[INTERVIEW] Laurent Mucchielli : « La surveillance en direct est un leurre »

Publié le mer 17/11/2021 - 11:00

Directeur de recherches au CNRS spécialisé dans la sociologie de la délinquance et des politiques de sécurité, auteur d’une enquête sur la vidéosurveillance, Laurent Mucchielli dénonce la faible utilité de ces dispositifs qui détournent les policiers municipaux de leurs missions de proximité sur la voie publique.

Vous avez mené une enquête dans une demi-douzaine de villes de toutes tailles sur les caméras de vidéosurveillance qui se développent dans l’espace public. Selon vous, servent-elle vraiment à assurer la sécurité de la population comme l’avancent les politiques qui en font la promotion ?

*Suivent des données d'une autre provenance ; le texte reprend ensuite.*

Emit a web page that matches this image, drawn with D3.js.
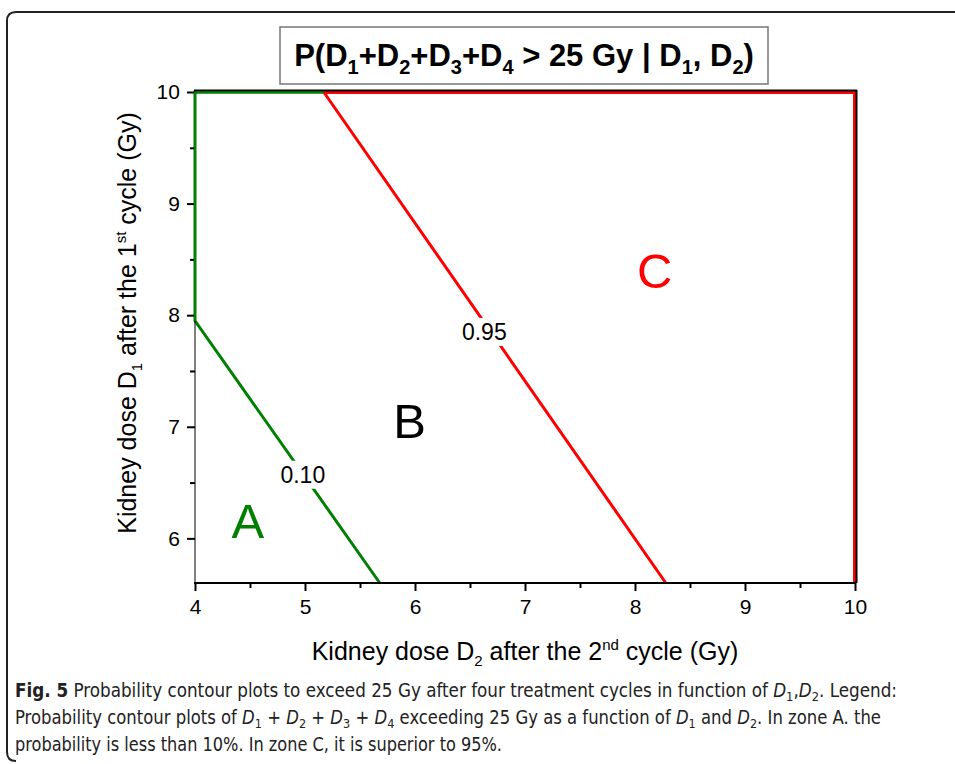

Les élus parlent souvent de protection face au risque terroriste, mais c’est naïf ou mensonger. Nice, la grande ville la plus vidéosurveillée de France, a connu le 14 juillet 2016 l’un des pires attentats de notre histoire (86 morts et des centaines de blessés). Il s’est déroulé sur la promenade des Anglais, le lieu le plus touristique et vidéosurveillé de la ville, au nez et à la barbe des caméras, des policiers municipaux (PM) et des agents de surveillance de la voie publique (ASVP) qui les gèrent. Quel est l’intérêt d’avoir des images du massacre après coup, quand les gens sont déjà morts ?

Le deuxième constat de mon enquête est que la surveillance « en direct » est un leurre. Pour repérer un groupe de dealers au bas d’un immeuble par exemple, elle ne marche qu’une fois, par l’effet de surprise. Mais dès qu’une arrestation a lieu grâce aux images, les dealers comprennent et s’en vont quelques centaines de mètres plus loin. C’est l’effet de déplacement de la délinquance. Cette surveillance en direct coûtant cher en effectifs de PM et d’ASVP, le système est de plus en plus souvent détourné pour faire de la « vidéoverbalisation » des petites infractions routières du quotidien. Je n’ai pas à dire si cela est souhaitable ou non, mais ce n’est pas ainsi que le dispositif a été présenté à la population.

Quel est selon vous le coût-bénéfice de ces équipements ?

La seule chose qui se défende en termes d’évaluation coût-bénéfice est l’installation d’un nombre limité de caméras à des endroits stratégiques du point de vue des policiers ou gendarmes nationaux, pour enregistrer au cas où cela servirait dans de futures enquêtes. En revanche, les policiers municipaux sont infiniment plus utiles sur la voie publique dans des relations de proximité avec la population, plutôt qu’enfermés dans un bureau du centre de supervision urbaine. Par ailleurs, beaucoup d’élus détournent la fonction policière des caméras pour en faire un usage politique en les multipliant pour répondre non pas à la délinquance mais au sentiment d’insécurité de certain·es.

Quelles sont les prochaines étapes que vous voyez de la vidéosurveillance et ses risques ?

Le prochain défi des industriels sera de vendre aux Etats la reconnaissance faciale. Outre les nombreux problèmes juridiques que cela poserait, les expériences menées en Angleterre suggèrent qu’il s’agit d’un gadget technologique qui ne tiendra pas ses promesses, coûtera très cher, détournera une partie des effectifs policiers de leurs missions de proximité sur la voie publique et risque d’être à son tour détourné tôt ou tard des objectifs officiels pour devenir un outil de surveillance voire de fichage de tout ou partie de la population.